On the lam from creditors back home in America, dodgy Phineas T. Barnum (Burl Ives) convinces a wealthy English duke (Dennis Price) to finance a harebrained plan to blast a man to the moon from a gigantic cannon. But rivals want to beat Barnum into space, and soon intrigue and other troubles may spell doom for his latest scheme. Don Sharp directs this star-studded comedy based on the works of Jules Verne. Lionel Jeffries co-stars.
Donald Sharp (born 19 April 1922, Hobart, Tasmania, Australia) is a British film director.
His most famous films were made for Hammer Studios in the sixties, and included The Kiss of the Vampire (1962) and Rasputin, the Mad Monk (1965).

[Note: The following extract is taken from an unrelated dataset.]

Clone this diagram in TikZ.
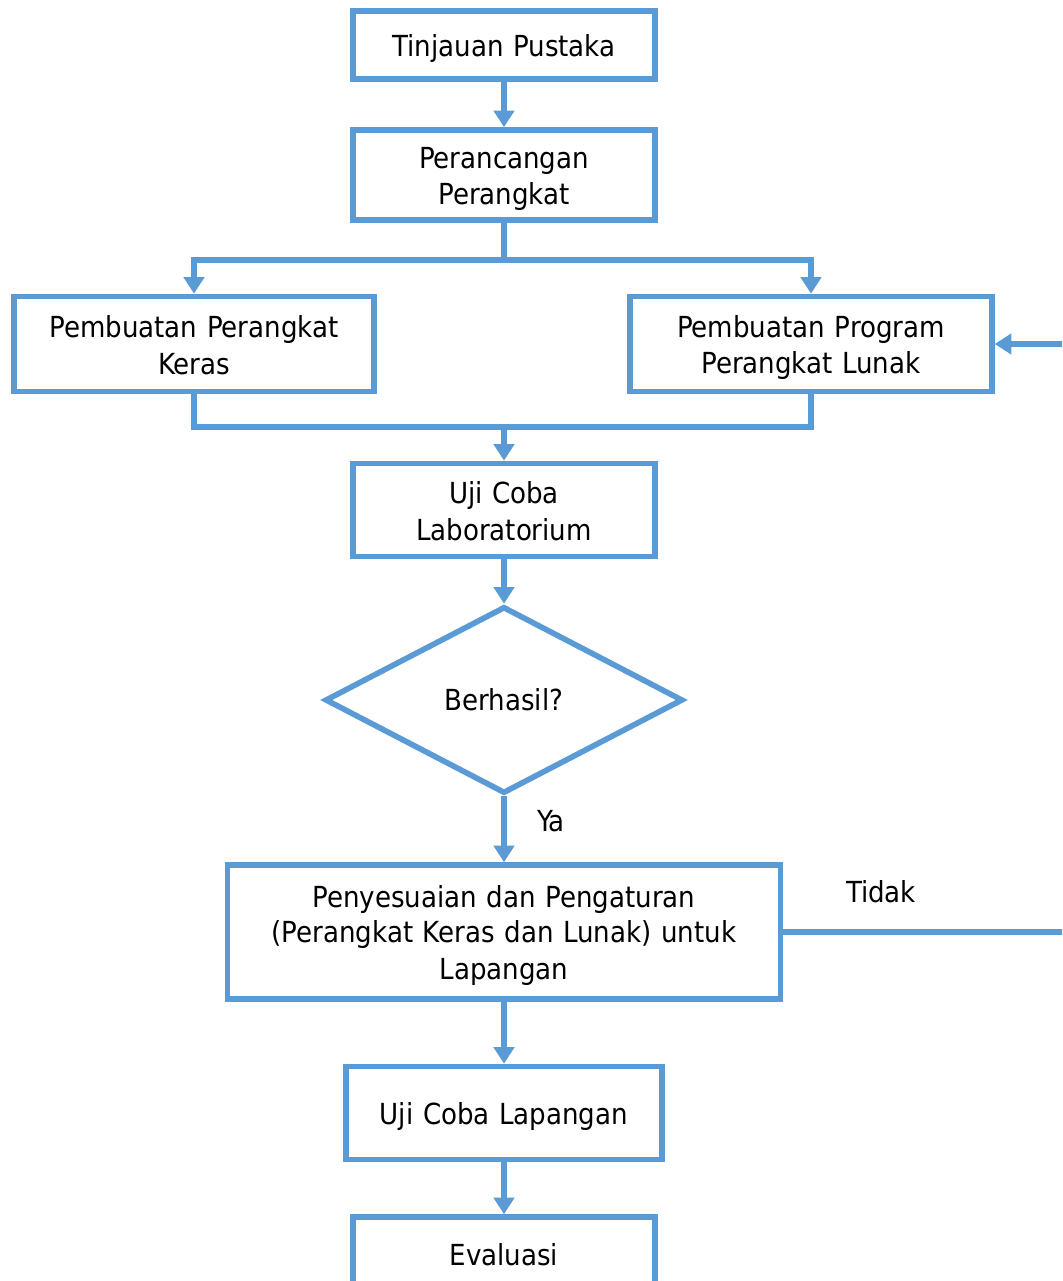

Also in 1965 he directed The Face of Fu Manchu, based on the character created by Sax Rohmer, here played by Christopher Lee. Sharp also directed the first sequel The Brides of Fu Manchu (1966).
Among his other credits are Curse of the Fly, the spy-comedy Our Man in Marrakesh (1966), the fantasy Jules Verne’s Rocket to the Moon (1967) and the 1978 remake of The Thirty Nine Steps, starring Robert Powell. He made another foray into spy culture with his feature-length reprise of the gritty Cold War TV drama, Callan (1974) starring Edward Woodward.
He also played the character Stephen “Mitch” Mitchell in the 1953 British science fiction radio series, Journey Into Space.